When it comes to my own beige flag (we all have them), I relate to this one:
Screenshot: TikTok
Now, I know my alarm will still go off even if my phone is on silent, yet every night, I frantically turn the volume up — just to be absolutely certain. I have finally started using do-not-disturb mode, which has been a big win for my husband.
Per usual, this trend has gotten so big that there are now articles attempting to dissect it and make sense of it all. The Cut published a “So What’s Your ‘Beige Flag’?” piece last year with their take. They go on to try and define what beige flags are:
Beige flags are traits that, while not immediate cause for concern, are cause for pause. Of course this is subjective, making the exact definition of a beige flag hard to pin down. The phrase isn’t entirely new — videos listing beige flags made the rounds on Australian TikTok last year. And according to those TikToks, a beige flag is simply something that indicates a person isn’t very interesting. On dating-app bios, it manifests as phrases and interests that some users read as shorthand for “I’m boring.” (Think: saying you’re looking for the “Pam to your Jim”; listing “adventure” or “coffee” as an interest.) However, in the year since, what TikTok considers a beige flag has shifted.

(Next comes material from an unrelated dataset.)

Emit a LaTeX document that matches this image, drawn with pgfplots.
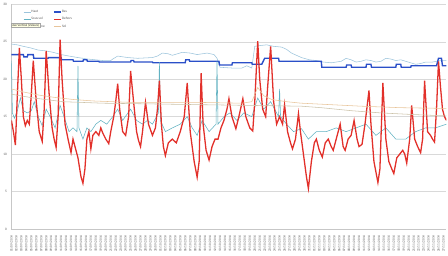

While they say a beige flag means “a person isn’t very interesting,” I disagree. I think this has changed since then because they are actually very interesting. TikTok has single-handedly created an entire language of dating lingo, like “the ick,” which this article also discusses:
This is the one thing TikTok agrees on: A beige flag isn’t a red flag, a clear dating dealbreaker. Beige flags also aren’t as off-putting as things that give you “the ick,” which are different than red flags in that they are simply turn-offs that border on cringey and repulsive, not, I don’t know, moral failings. (Stay with me.) While beige flags might leave you momentarily confused, getting the ick changes how you look at someone forever. Maybe it’s how their mouth smacks when they eat. Perhaps it’s the awkward way they picked up their dog’s poop once. The ick can be triggered when you least expect it. This, in part, gives it its power. It can also happen gradually, a once-endearing quirk becoming increasingly grating. In other words, the ick can cause a beige flag to become a red one.
If this sounds complicated, that’s because it is — and TikTok makes it unnecessarily so. A point to note is that one person’s ridiculous ick could be another person’s beige — or even green — flag. But just because your partner does something you don’t understand doesn’t mean it has to go on your ick list.
Unlike the ick trend (which is usually just absurd), the beige flag trend is really just simplifying and normalizing the fact that everyone has quirks. This is all a part of what makes human nature and finding your person so fun and sweet.